# [Instructions for the task]
Reproduce the listing below without changes, except that pictures are left out.
|---|
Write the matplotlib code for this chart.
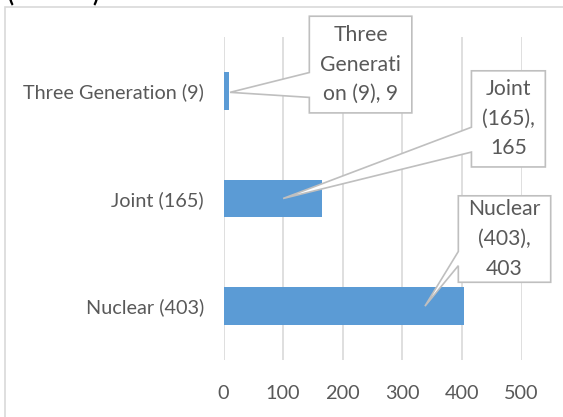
"""
Family type horizontal bar chart with callout labels
"""

import matplotlib
matplotlib.use("Agg")
import matplotlib.pyplot as plt
from matplotlib.patches import Polygon, Rectangle

# Data
categories = ['Nuclear (403)', 'Joint (165)', 'Three Generation (9)']
values = [403, 165, 9]
callout_labels = ['Nuclear\n(403),\n403', 'Joint\n(165),\n165', 'Three\nGenerati\non (9), 9']
x_ticks = [0, 100, 200, 300, 400, 500]

# Callout layout in data units: box (x0, x1, y0, y1), wedge base on left edge (yb, yt), tip (x, y)
callout_boxes = [(394, 549, 0.222, 1.025), (416, 540, 1.293, 2.186), (144, 316, 1.795, 2.693)]
callout_wedges = [(0.376, 0.508), (1.431, 1.662), (1.939, 2.170)]
callout_tips = [(338, 0.0), (100, 1.0), (11, 1.986)]

text_color = '#595959'
bar_color = '#5b9bd5'
grid_color = '#d9d9d9'
plt.rcParams['font.family'] = ['Lato', 'DejaVu Sans']

fig = plt.figure(figsize=(5.63, 4.17), dpi=100)
ax = fig.add_axes([223.5 / 563, 57 / 417, 298 / 563, 323 / 417])

# chart frame, runs off the right and bottom edges
fig.patches.append(Rectangle((4.5 / 563, -0.1), 1.2, 1 - 7 / 417 + 0.1,
                             transform=fig.transFigure, fill=False,
                             edgecolor=grid_color, linewidth=1.2))

# clipped title, only the bottoms of the brackets show
fig.text(7 / 563, 1 - 5 / 417, '(', fontsize=16, fontweight='bold', va='bottom')
fig.text(92 / 563, 1 - 5 / 417, ')', fontsize=16, fontweight='bold', va='bottom')

ax.barh(range(len(categories)), values, height=0.35, color=bar_color, zorder=2)

ax.set_xlim(0, 500)
ax.set_ylim(-0.5, 2.5)
ax.set_xticks(x_ticks)
ax.set_yticks(range(len(categories)))
ax.set_yticklabels(categories)
ax.tick_params(axis='both', length=0, labelsize=14.3, labelcolor=text_color)
ax.tick_params(axis='x', pad=18)
ax.tick_params(axis='y', pad=14)
for s in ax.spines.values():
    s.set_visible(False)
ax.xaxis.grid(True, color=grid_color, linewidth=1.2, zorder=0)
ax.set_axisbelow(True)

# callouts
for (x0, x1, y0, y1), (wb, wt), tip, label in zip(callout_boxes, callout_wedges, callout_tips, callout_labels):
    pts = [(x0, y1), (x1, y1), (x1, y0), (x0, y0), (x0, wb), tip, (x0, wt)]
    ax.add_patch(Polygon(pts, closed=True, facecolor='white', edgecolor='#bfbfbf',
                         linewidth=1.2, zorder=3, clip_on=False))
    ax.text((x0 + x1) / 2, (y0 + y1) / 2, label, ha='center', va='center',
            fontsize=15.2, color=text_color, linespacing=1.6, zorder=4, clip_on=False)

fig.savefig('out.png', dpi=100)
|---|
# [Solution to the problem]
Write the matplotlib code for this chart.
"""
Family type horizontal bar chart with callout labels
"""

import matplotlib
matplotlib.use("Agg")
import matplotlib.pyplot as plt
from matplotlib.patches import Polygon, Rectangle

# Data
categories = ['Nuclear (403)', 'Joint (165)', 'Three Generation (9)']
values = [403, 165, 9]
callout_labels = ['Nuclear\n(403),\n403', 'Joint\n(165),\n165', 'Three\nGenerati\non (9), 9']
x_ticks = [0, 100, 200, 300, 400, 500]

# Callout layout in data units: box (x0, x1, y0, y1), wedge base on left edge (yb, yt), tip (x, y)
callout_boxes = [(394, 549, 0.222, 1.025), (416, 540, 1.293, 2.186), (144, 316, 1.795, 2.693)]
callout_wedges = [(0.376, 0.508), (1.431, 1.662), (1.939, 2.170)]
callout_tips = [(338, 0.0), (100, 1.0), (11, 1.986)]

text_color = '#595959'
bar_color = '#5b9bd5'
grid_color = '#d9d9d9'
plt.rcParams['font.family'] = ['Lato', 'DejaVu Sans']

fig = plt.figure(figsize=(5.63, 4.17), dpi=100)
ax = fig.add_axes([223.5 / 563, 57 / 417, 298 / 563, 323 / 417])

# chart frame, runs off the right and bottom edges
fig.patches.append(Rectangle((4.5 / 563, -0.1), 1.2, 1 - 7 / 417 + 0.1,
                             transform=fig.transFigure, fill=False,
                             edgecolor=grid_color, linewidth=1.2))

# clipped title, only the bottoms of the brackets show
fig.text(7 / 563, 1 - 5 / 417, '(', fontsize=16, fontweight='bold', va='bottom')
fig.text(92 / 563, 1 - 5 / 417, ')', fontsize=16, fontweight='bold', va='bottom')

ax.barh(range(len(categories)), values, height=0.35, color=bar_color, zorder=2)

ax.set_xlim(0, 500)
ax.set_ylim(-0.5, 2.5)
ax.set_xticks(x_ticks)
ax.set_yticks(range(len(categories)))
ax.set_yticklabels(categories)
ax.tick_params(axis='both', length=0, labelsize=14.3, labelcolor=text_color)
ax.tick_params(axis='x', pad=18)
ax.tick_params(axis='y', pad=14)
for s in ax.spines.values():
    s.set_visible(False)
ax.xaxis.grid(True, color=grid_color, linewidth=1.2, zorder=0)
ax.set_axisbelow(True)

# callouts
for (x0, x1, y0, y1), (wb, wt), tip, label in zip(callout_boxes, callout_wedges, callout_tips, callout_labels):
    pts = [(x0, y1), (x1, y1), (x1, y0), (x0, y0), (x0, wb), tip, (x0, wt)]
    ax.add_patch(Polygon(pts, closed=True, facecolor='white', edgecolor='#bfbfbf',
                         linewidth=1.2, zorder=3, clip_on=False))
    ax.text((x0 + x1) / 2, (y0 + y1) / 2, label, ha='center', va='center',
            fontsize=15.2, color=text_color, linespacing=1.6, zorder=4, clip_on=False)

fig.savefig('out.png', dpi=100)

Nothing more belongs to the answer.